§ WHAT IS NEEDED:
All the data must come back unchanged, except that pictures are left out.
++++ SOURCE DATA ++++
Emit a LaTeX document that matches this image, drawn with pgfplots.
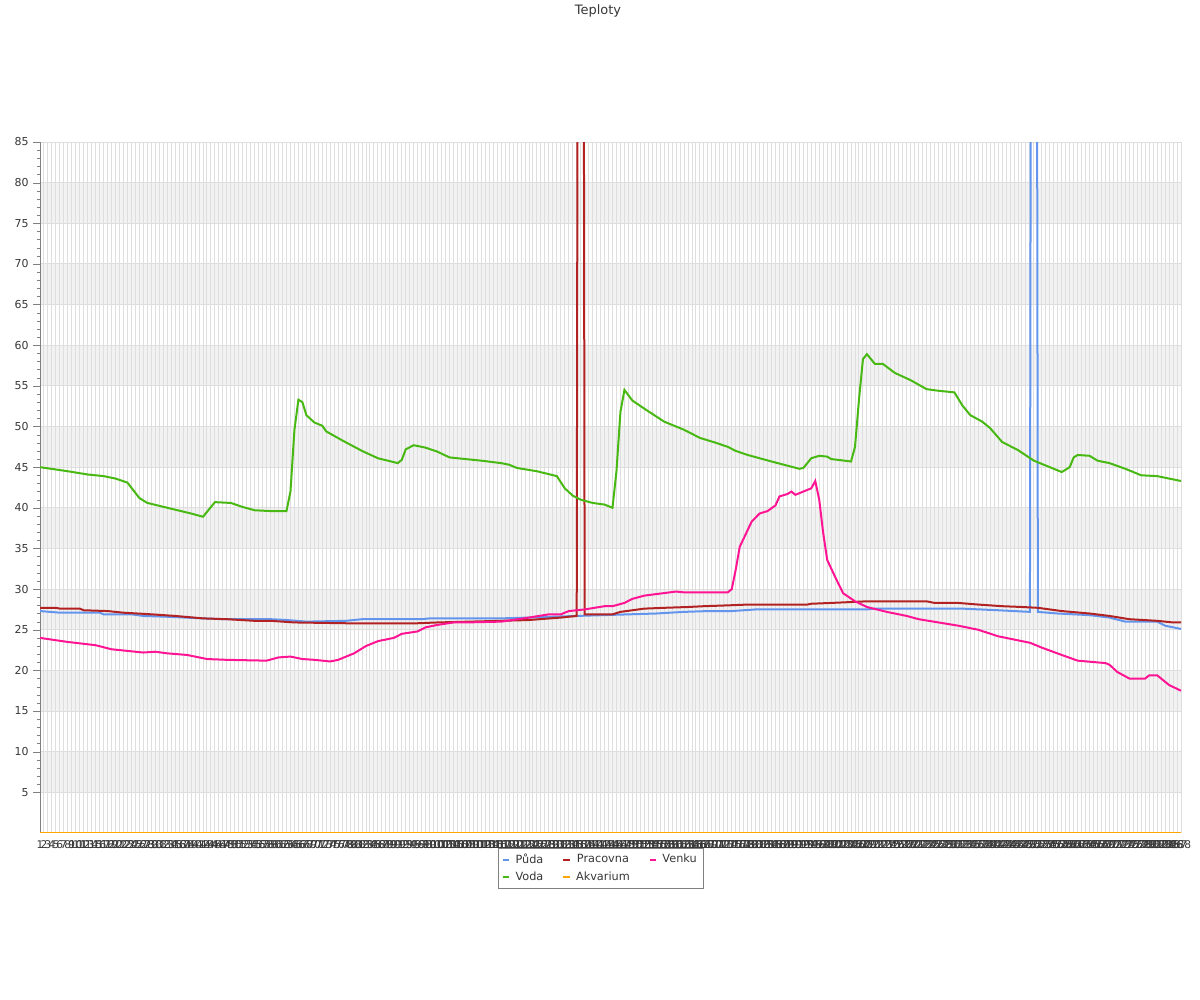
\documentclass[border=0pt]{standalone}
\usepackage{fontspec}
\setmainfont{DejaVu Sans}
\usepackage{pgfplots}
\pgfplotsset{compat=1.18}
\definecolor{puda}{RGB}{100,149,237}
\definecolor{voda}{RGB}{72,184,18}
\definecolor{pracovna}{RGB}{178,34,34}
\definecolor{venku}{RGB}{255,20,147}
\definecolor{akvarium}{RGB}{255,165,0}
\definecolor{band}{RGB}{242,242,242}
\definecolor{gridc}{RGB}{222,222,222}
\definecolor{txt}{RGB}{55,55,55}

\begin{document}
\begin{tikzpicture}
\begin{axis}[
    set layers,
    at={(30bp,125.25bp)}, anchor=south west,
    scale only axis,
    width=855.75bp, height=518.25bp,
    xmin=1, xmax=288, ymin=0, ymax=85,
    axis y line=left, axis x line=bottom,
    axis line style={-, draw=gray},
    x axis line style={draw=none},
    xtick={1,...,288},
    xticklabel={\pgfmathprintnumber{\tick}},
    xticklabel style={font=\fontsize{8}{9}\selectfont, text=txt, yshift=2.5bp},
    xtick style={draw=none},
    ytick={5,10,...,85},
    minor y tick num=4,
    tick align=outside,
    major tick length=5bp, minor tick length=2.5bp,
    ytick style={draw=gray},
    yticklabel style={font=\fontsize{8.25}{10}\selectfont, text=txt},
    /pgf/number format/assume math mode=true,
    xmajorgrids, ymajorgrids,
    grid style={gridc, line width=0.75bp},
    legend columns=3,
    legend style={at={(0.5,0)}, anchor=north, xshift=-7.5bp, yshift=-11bp,
        draw=gray, font=\fontsize{8.5}{10}\selectfont, text=txt,
        /tikz/every odd column/.append style={column sep=2bp},
        /tikz/every even column/.append style={column sep=12bp},
        inner sep=2.5bp, row sep=1bp},
    legend image code/.code={\draw[#1] (0bp,0bp) -- (5bp,0bp);},
    every axis plot/.append style={line width=1.5bp, mark=none},
]
\begin{pgfonlayer}{axis background}
\fill[band] (axis cs:1,5) rectangle (axis cs:288,10);
\fill[band] (axis cs:1,15) rectangle (axis cs:288,20);
\fill[band] (axis cs:1,25) rectangle (axis cs:288,30);
\fill[band] (axis cs:1,35) rectangle (axis cs:288,40);
\fill[band] (axis cs:1,45) rectangle (axis cs:288,50);
\fill[band] (axis cs:1,55) rectangle (axis cs:288,60);
\fill[band] (axis cs:1,65) rectangle (axis cs:288,70);
\fill[band] (axis cs:1,75) rectangle (axis cs:288,80);
\end{pgfonlayer}

% Puda
\addplot[puda] coordinates {
(1,27.3) (6,27.1) (16,27.1) (17,26.9) (24,26.9) (27,26.7) (33,26.6) (42,26.4)
(47,26.3) (59,26.3) (63,26.2) (68,26.0) (78,26.1) (82,26.3) (97,26.3) (99,26.4)
(117,26.4) (124,26.5) (136,26.7) (156,27.0) (163,27.2) (169,27.3) (175,27.3)
(181,27.5) (209,27.5) (211,27.6) (233,27.6) (242,27.4) (250,27.2) (251,350)
(252,27.2) (257,27.0) (265,26.8) (270,26.5) (274,26.0) (282,26.0) (284,25.5) (288,25.1)
};
\addlegendentry{Půda}
% Pracovna
\addplot[pracovna] coordinates {
(1,27.7) (5,27.7) (6,27.6) (11,27.6) (12,27.4) (18,27.3) (22,27.1) (29,26.9)
(35,26.7) (42,26.4) (48,26.3) (55,26.1) (59,26.1) (65,25.9) (78,25.8) (96,25.8)
(101,25.9) (117,26.1) (124,26.2) (132,26.5) (136,26.7) (137,350) (138,26.9)
(145,26.9) (147,27.2) (153,27.6) (158,27.7) (164,27.8) (168,27.9) (174,28.0)
(179,28.1) (194,28.1) (195,28.2) (200,28.3) (209,28.5) (224,28.5) (226,28.3)
(232,28.3) (237,28.1) (243,27.9) (248,27.8) (252,27.7) (258,27.3) (265,27.0)
(270,26.7) (275,26.3) (282,26.1) (286,25.9) (288,25.9)
};
\addlegendentry{Pracovna}
% Venku
\addplot[venku] coordinates {
(1,24.0) (8,23.5) (15,23.1) (19,22.6) (23,22.4) (27,22.2) (30,22.3) (33,22.1)
(38,21.9) (43,21.4) (48,21.3) (58,21.2) (61,21.6) (64,21.7) (67,21.4) (70,21.3)
(74,21.1) (76,21.3) (80,22.1) (83,23.0) (86,23.6) (90,24.0) (92,24.5) (96,24.8)
(98,25.3) (101,25.6) (105,25.9) (108,25.9) (117,26.0) (124,26.5) (129,26.9)
(132,26.9) (134,27.3) (138,27.5) (143,27.9) (145,27.9) (148,28.3) (150,28.8)
(153,29.2) (161,29.7) (163,29.6) (174,29.6) (175,30.0) (176,32.4) (177,35.2)
(180,38.3) (182,39.3) (184,39.6) (186,40.3) (187,41.4) (189,41.7) (190,42.0)
(191,41.6) (193,42.0) (195,42.4) (196,43.3) (197,41.0) (198,36.9) (199,33.6)
(201,31.5) (203,29.5) (206,28.5) (209,27.8) (214,27.2) (219,26.7) (222,26.3)
(227,25.9) (232,25.5) (237,25.0) (242,24.2) (250,23.4) (253,22.8) (258,21.9)
(262,21.2) (269,20.9) (270,20.7) (272,19.8) (275,19.0) (279,19.0) (280,19.4)
(282,19.4) (285,18.2) (288,17.5)
};
\addlegendentry{Venku}
% Voda
\addplot[voda] coordinates {
(1,45.0) (8,44.5) (13,44.1) (17,43.9) (20,43.6) (23,43.1) (26,41.2) (28,40.6)
(39,39.3) (42,38.9) (45,40.7) (49,40.6) (52,40.1) (55,39.7) (59,39.6) (63,39.6)
(64,42.0) (65,49.6) (66,53.3) (67,53.0) (68,51.4) (70,50.5) (72,50.1) (73,49.4)
(77,48.3) (82,47.0) (86,46.1) (91,45.5) (92,45.9) (93,47.2) (95,47.7) (98,47.4)
(101,46.9) (104,46.2) (108,46.0) (112,45.8) (117,45.5) (119,45.3) (121,44.9)
(126,44.5) (131,43.9) (133,42.4) (135,41.5) (137,41.0) (140,40.6) (143,40.4)
(145,40.0) (146,44.5) (147,51.8) (148,54.5) (150,53.2) (153,52.2) (158,50.6)
(163,49.6) (167,48.6) (171,48.0) (174,47.5) (176,47.0) (179,46.5) (185,45.7)
(192,44.8) (193,44.9) (195,46.1) (197,46.4) (199,46.3) (200,46.0) (205,45.7)
(206,47.5) (207,53.3) (208,58.3) (209,58.9) (211,57.7) (213,57.7) (216,56.6)
(220,55.7) (224,54.6) (227,54.4) (231,54.2) (233,52.6) (235,51.4) (238,50.6)
(240,49.8) (243,48.1) (247,47.1) (251,45.8) (255,45.0) (258,44.4) (260,45.0)
(261,46.2) (262,46.5) (265,46.4) (267,45.8) (270,45.5) (274,44.8) (278,44.0)
(282,43.9) (286,43.5) (288,43.3)
};
\addlegendentry{Voda}
% Akvarium
\addplot[akvarium] coordinates {(1,0) (288,0)};
\addlegendentry{Akvarium}
\end{axis}
\path (0,0) rectangle (900bp,750bp);
\node[text=txt, font=\fontsize{9.75}{11}\selectfont] at (448.5bp,741.75bp) {Teploty};
\end{tikzpicture}
\end{document}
++++
§ OUTPUT OF THE EXERCISE:
Emit a LaTeX document that matches this image, drawn with pgfplots.
\documentclass[border=0pt]{standalone}
\usepackage{fontspec}
\setmainfont{DejaVu Sans}
\usepackage{pgfplots}
\pgfplotsset{compat=1.18}
\definecolor{puda}{RGB}{100,149,237}
\definecolor{voda}{RGB}{72,184,18}
\definecolor{pracovna}{RGB}{178,34,34}
\definecolor{venku}{RGB}{255,20,147}
\definecolor{akvarium}{RGB}{255,165,0}
\definecolor{band}{RGB}{242,242,242}
\definecolor{gridc}{RGB}{222,222,222}
\definecolor{txt}{RGB}{55,55,55}

\begin{document}
\begin{tikzpicture}
\begin{axis}[
    set layers,
    at={(30bp,125.25bp)}, anchor=south west,
    scale only axis,
    width=855.75bp, height=518.25bp,
    xmin=1, xmax=288, ymin=0, ymax=85,
    axis y line=left, axis x line=bottom,
    axis line style={-, draw=gray},
    x axis line style={draw=none},
    xtick={1,...,288},
    xticklabel={\pgfmathprintnumber{\tick}},
    xticklabel style={font=\fontsize{8}{9}\selectfont, text=txt, yshift=2.5bp},
    xtick style={draw=none},
    ytick={5,10,...,85},
    minor y tick num=4,
    tick align=outside,
    major tick length=5bp, minor tick length=2.5bp,
    ytick style={draw=gray},
    yticklabel style={font=\fontsize{8.25}{10}\selectfont, text=txt},
    /pgf/number format/assume math mode=true,
    xmajorgrids, ymajorgrids,
    grid style={gridc, line width=0.75bp},
    legend columns=3,
    legend style={at={(0.5,0)}, anchor=north, xshift=-7.5bp, yshift=-11bp,
        draw=gray, font=\fontsize{8.5}{10}\selectfont, text=txt,
        /tikz/every odd column/.append style={column sep=2bp},
        /tikz/every even column/.append style={column sep=12bp},
        inner sep=2.5bp, row sep=1bp},
    legend image code/.code={\draw[#1] (0bp,0bp) -- (5bp,0bp);},
    every axis plot/.append style={line width=1.5bp, mark=none},
]
\begin{pgfonlayer}{axis background}
\fill[band] (axis cs:1,5) rectangle (axis cs:288,10);
\fill[band] (axis cs:1,15) rectangle (axis cs:288,20);
\fill[band] (axis cs:1,25) rectangle (axis cs:288,30);
\fill[band] (axis cs:1,35) rectangle (axis cs:288,40);
\fill[band] (axis cs:1,45) rectangle (axis cs:288,50);
\fill[band] (axis cs:1,55) rectangle (axis cs:288,60);
\fill[band] (axis cs:1,65) rectangle (axis cs:288,70);
\fill[band] (axis cs:1,75) rectangle (axis cs:288,80);
\end{pgfonlayer}

% Puda
\addplot[puda] coordinates {
(1,27.3) (6,27.1) (16,27.1) (17,26.9) (24,26.9) (27,26.7) (33,26.6) (42,26.4)
(47,26.3) (59,26.3) (63,26.2) (68,26.0) (78,26.1) (82,26.3) (97,26.3) (99,26.4)
(117,26.4) (124,26.5) (136,26.7) (156,27.0) (163,27.2) (169,27.3) (175,27.3)
(181,27.5) (209,27.5) (211,27.6) (233,27.6) (242,27.4) (250,27.2) (251,350)
(252,27.2) (257,27.0) (265,26.8) (270,26.5) (274,26.0) (282,26.0) (284,25.5) (288,25.1)
};
\addlegendentry{Půda}
% Pracovna
\addplot[pracovna] coordinates {
(1,27.7) (5,27.7) (6,27.6) (11,27.6) (12,27.4) (18,27.3) (22,27.1) (29,26.9)
(35,26.7) (42,26.4) (48,26.3) (55,26.1) (59,26.1) (65,25.9) (78,25.8) (96,25.8)
(101,25.9) (117,26.1) (124,26.2) (132,26.5) (136,26.7) (137,350) (138,26.9)
(145,26.9) (147,27.2) (153,27.6) (158,27.7) (164,27.8) (168,27.9) (174,28.0)
(179,28.1) (194,28.1) (195,28.2) (200,28.3) (209,28.5) (224,28.5) (226,28.3)
(232,28.3) (237,28.1) (243,27.9) (248,27.8) (252,27.7) (258,27.3) (265,27.0)
(270,26.7) (275,26.3) (282,26.1) (286,25.9) (288,25.9)
};
\addlegendentry{Pracovna}
% Venku
\addplot[venku] coordinates {
(1,24.0) (8,23.5) (15,23.1) (19,22.6) (23,22.4) (27,22.2) (30,22.3) (33,22.1)
(38,21.9) (43,21.4) (48,21.3) (58,21.2) (61,21.6) (64,21.7) (67,21.4) (70,21.3)
(74,21.1) (76,21.3) (80,22.1) (83,23.0) (86,23.6) (90,24.0) (92,24.5) (96,24.8)
(98,25.3) (101,25.6) (105,25.9) (108,25.9) (117,26.0) (124,26.5) (129,26.9)
(132,26.9) (134,27.3) (138,27.5) (143,27.9) (145,27.9) (148,28.3) (150,28.8)
(153,29.2) (161,29.7) (163,29.6) (174,29.6) (175,30.0) (176,32.4) (177,35.2)
(180,38.3) (182,39.3) (184,39.6) (186,40.3) (187,41.4) (189,41.7) (190,42.0)
(191,41.6) (193,42.0) (195,42.4) (196,43.3) (197,41.0) (198,36.9) (199,33.6)
(201,31.5) (203,29.5) (206,28.5) (209,27.8) (214,27.2) (219,26.7) (222,26.3)
(227,25.9) (232,25.5) (237,25.0) (242,24.2) (250,23.4) (253,22.8) (258,21.9)
(262,21.2) (269,20.9) (270,20.7) (272,19.8) (275,19.0) (279,19.0) (280,19.4)
(282,19.4) (285,18.2) (288,17.5)
};
\addlegendentry{Venku}
% Voda
\addplot[voda] coordinates {
(1,45.0) (8,44.5) (13,44.1) (17,43.9) (20,43.6) (23,43.1) (26,41.2) (28,40.6)
(39,39.3) (42,38.9) (45,40.7) (49,40.6) (52,40.1) (55,39.7) (59,39.6) (63,39.6)
(64,42.0) (65,49.6) (66,53.3) (67,53.0) (68,51.4) (70,50.5) (72,50.1) (73,49.4)
(77,48.3) (82,47.0) (86,46.1) (91,45.5) (92,45.9) (93,47.2) (95,47.7) (98,47.4)
(101,46.9) (104,46.2) (108,46.0) (112,45.8) (117,45.5) (119,45.3) (121,44.9)
(126,44.5) (131,43.9) (133,42.4) (135,41.5) (137,41.0) (140,40.6) (143,40.4)
(145,40.0) (146,44.5) (147,51.8) (148,54.5) (150,53.2) (153,52.2) (158,50.6)
(163,49.6) (167,48.6) (171,48.0) (174,47.5) (176,47.0) (179,46.5) (185,45.7)
(192,44.8) (193,44.9) (195,46.1) (197,46.4) (199,46.3) (200,46.0) (205,45.7)
(206,47.5) (207,53.3) (208,58.3) (209,58.9) (211,57.7) (213,57.7) (216,56.6)
(220,55.7) (224,54.6) (227,54.4) (231,54.2) (233,52.6) (235,51.4) (238,50.6)
(240,49.8) (243,48.1) (247,47.1) (251,45.8) (255,45.0) (258,44.4) (260,45.0)
(261,46.2) (262,46.5) (265,46.4) (267,45.8) (270,45.5) (274,44.8) (278,44.0)
(282,43.9) (286,43.5) (288,43.3)
};
\addlegendentry{Voda}
% Akvarium
\addplot[akvarium] coordinates {(1,0) (288,0)};
\addlegendentry{Akvarium}
\end{axis}
\path (0,0) rectangle (900bp,750bp);
\node[text=txt, font=\fontsize{9.75}{11}\selectfont] at (448.5bp,741.75bp) {Teploty};
\end{tikzpicture}
\end{document}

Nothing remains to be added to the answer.